Limitações - I

Os factos concretos não satisfazem o nosso espírito, que prefere o aspecto definitivo das abstracções.

Mas a ciência não será cultivada unicamente por si própria, pela elegância dos seus métodos, pela sua clareza e pela sua beleza.

O seu fim é beneficiar o homem, material e espiritualmente. Não devemos dar aos sentimentos menos importância que à termodinâmica.

É necessário que o nosso pensamento abrace todos os aspectos da realidade, em vez de abandonarmos os resíduos das abstracções científicas, utilizaremos simultaneamente resíduos e abstracções. Não aceitaremos a superioridade do quantitativo, da mecânica, da física e da química. Renunciaremos à atitude intelectual nascida na Renascença e à arbitrária definição do real que ele nos deu: mas conservaremos todas as conquistas que, graças a ela, a humanidade realizou.

O espírito e as técnicas da ciência são o nosso mais precioso matrimónio.

Não será sem dificuldade que nos libertaremos duma doutrina que, durante mais de quatrocentos anos, dominou a inteligência dos homens civilizados.

A maior parte dos sábios crêem na realidade dos Universais, no direito exclusivo à existência do quantitativo, na primazia da matéria, na separação do espírito e do corpo e na importância secundária do espírito, e dificilmente renegarão tais convicções.

Porque semelhante transformação abalaria os próprios alicerces da pedagogia, da medicina, da higiene, da psicologia e da sociologia; o jardinzinho cultivado por cada um transformar-se-ia em floresta que seria preciso desbravar.

Caso a civilização científica abandonasse o caminho seguido desde a Renascença e regressasse à observação ingénua do concreto, imediatamente se dariam estranhos acontecimentos.

A matéria perderia a primazia: as actividades mentais, tornar-se-iam tão importantes como as fisiológicas; o estudo das funções morais, estéticas e religiosas, revelar-se-ia tão indispensável como o da matemática, da física e da química.

Os actuais métodos de educação pareceriam absurdos; as escolas e as universidades seriam forçadas a modificar os programas.

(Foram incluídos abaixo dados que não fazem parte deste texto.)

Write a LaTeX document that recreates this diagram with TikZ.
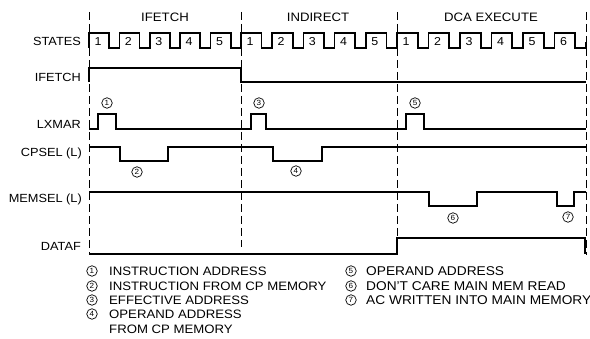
\documentclass[tikz,border=0pt]{standalone}
\usepackage{fontspec}
\setmainfont{Liberation Sans}[FakeStretch=1.08]
\begin{document}
\begin{tikzpicture}[x=1pt,y=-1pt,
  sig/.style={line width=1.7pt, line join=miter},
  grid/.style={line width=0.8pt, dash pattern=on 8pt off 4pt},
  lbl/.style={anchor=east, inner sep=0pt, font=\fontsize{11.8}{12}\selectfont},
  hdr/.style={inner sep=0pt, font=\fontsize{12.2}{13}\selectfont},
  num/.style={inner sep=0pt, font=\fontsize{11.5}{12}\selectfont},
  cnum/.style={circle, draw, line width=0.7pt, inner sep=0pt, minimum size=10.5pt, font=\fontsize{7.5}{7.5}\selectfont},
  leg/.style={anchor=west, inner sep=0pt, font=\fontsize{12.2}{13}\selectfont},
  legr/.style={anchor=west, inner sep=0pt, font=\fontsize{12.7}{13}\selectfont}]
\useasboundingbox (0,0) rectangle (590,339);
% dashed phase boundaries
\draw[grid] (89,12) -- (89,255);
\draw[grid] (241,12) -- (241,247);
\draw[grid] (397,12) -- (397,238);
\draw[grid] (586,12) -- (586,255);
% headers
\node[hdr] (hIF) at (165,17) {IFETCH};
\node[hdr] (hIN) at (318,17) {INDIRECT};
\node[hdr] (hDCA) at (491,17) {DCA EXECUTE};
% signal labels
\node[lbl] (lS) at (81,41) {STATES};
\node[lbl] (lIF) at (81,77) {IFETCH};
\node[lbl] (lLX) at (81,124) {LXMAR};
\node[lbl] (lCP) at (82,153) {CPSEL (L)};
\node[lbl] (lMS) at (82,199) {MEMSEL (L)};
\node[lbl] (lDF) at (81,246) {DATAF};
% STATES waveform
\draw[sig] (89,48)
  \foreach \r/\p in {89/30.4,119.4/30.4,149.8/30.4,180.2/30.4,210.6/30.4,
                     241/31.2,272.2/31.2,303.4/31.2,334.6/31.2,365.8/31.2,
                     397/31.5,428.5/31.5,460/31.5,491.5/31.5,523/31.5,554.5/31.5}
  { -- (\r,48) -- (\r,33) -- ({\r+0.66*\p},33) -- ({\r+0.66*\p},48) }
  -- (586,48) -- (586,42);
\foreach \r/\n [count=\i] in {89/1,119.4/2,149.8/3,180.2/4,210.6/5,
                     241/1,272.2/2,303.4/3,334.6/4,365.8/5,
                     397/1,428.5/2,460/3,491.5/4,523/5,554.5/6}
  \node[num] (s\i) at ({\r+9},41.5) {\n};
% IFETCH
\draw[sig] (89,82) -- (89,68) -- (241,68) -- (241,82) -- (586,82);
% LXMAR
\draw[sig] (89,129) -- (98,129) -- (98,114) -- (116,114) -- (116,129)
  -- (251,129) -- (251,114) -- (266,114) -- (266,129)
  -- (406,129) -- (406,114) -- (424,114) -- (424,129) -- (586,129);
\node[cnum] (c1) at (107,103) {1};
\node[cnum] (c3) at (259,103) {3};
\node[cnum] (c5) at (415,103) {5};
% CPSEL
\draw[sig] (89,147) -- (120,147) -- (120,161) -- (168,161) -- (168,147)
  -- (273,147) -- (273,161) -- (322,161) -- (322,147) -- (586,147);
\node[cnum] (c2) at (137,172) {2};
\node[cnum] (c4) at (296,171) {4};
% MEMSEL
\draw[sig] (89,192) -- (429,192) -- (429,206) -- (477,206) -- (477,192)
  -- (557,192) -- (557,206) -- (574,206) -- (574,192) -- (586,192);
\node[cnum] (c6) at (453,218) {6};
\node[cnum] (c7) at (568,217) {7};
% DATAF
\draw[sig] (89,254) -- (397,254) -- (397,238) -- (585,238) -- (585,254);
% legend
\node[cnum] (l1) at (92,271) {1};
\node[leg] (t1) at (109,271) {INSTRUCTION ADDRESS};
\node[cnum] (l2) at (92,286) {2};
\node[leg] (t2) at (109,286) {INSTRUCTION FROM CP MEMORY};
\node[cnum] (l3) at (92,300) {3};
\node[leg] (t3) at (109,300) {EFFECTIVE ADDRESS};
\node[cnum] (l4) at (92,314) {4};
\node[leg] (t4) at (109,314) {OPERAND ADDRESS};
\node[leg] (t4b) at (109,329) {FROM CP MEMORY};
\node[cnum] (l5) at (351,271) {5};
\node[legr] (t5) at (366,271) {OPERAND ADDRESS};
\node[cnum] (l6) at (351,286) {6};
\node[legr] (t6) at (366,286) {DON'T CARE MAIN MEM READ};
\node[cnum] (l7) at (351,300) {7};
\node[legr] (t7) at (366,300) {AC WRITTEN INTO MAIN MEMORY};
\end{tikzpicture}
\end{document}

Perguntar-se-ia aos higienistas por que razão se ocupam, exclusivamente, com a prevenção das doenças dos órgãos, e não com as das mentais; por que motivo isolam as pessoas atingidas por doenças infecciosas, mas não as que comunicam aos outros indivíduos as suas doenças intelectuais e morais; qual a razão de se considerarem perigosos os hábitos que provocam afecções orgânicas e não os que conduzem à corrupção, ao crime e à loucura.

O público recusar-se-ia a ser tratado por médicos que apenas conhecessem uma pequena parte do corpo.

Os patologistas seriam levados a estudar as lesões do meio interno, do mesmo modo que as dos órgãos, e teriam que tomar em consideração a influência dos estados mentais sobre a evolução das doenças dos tecidos.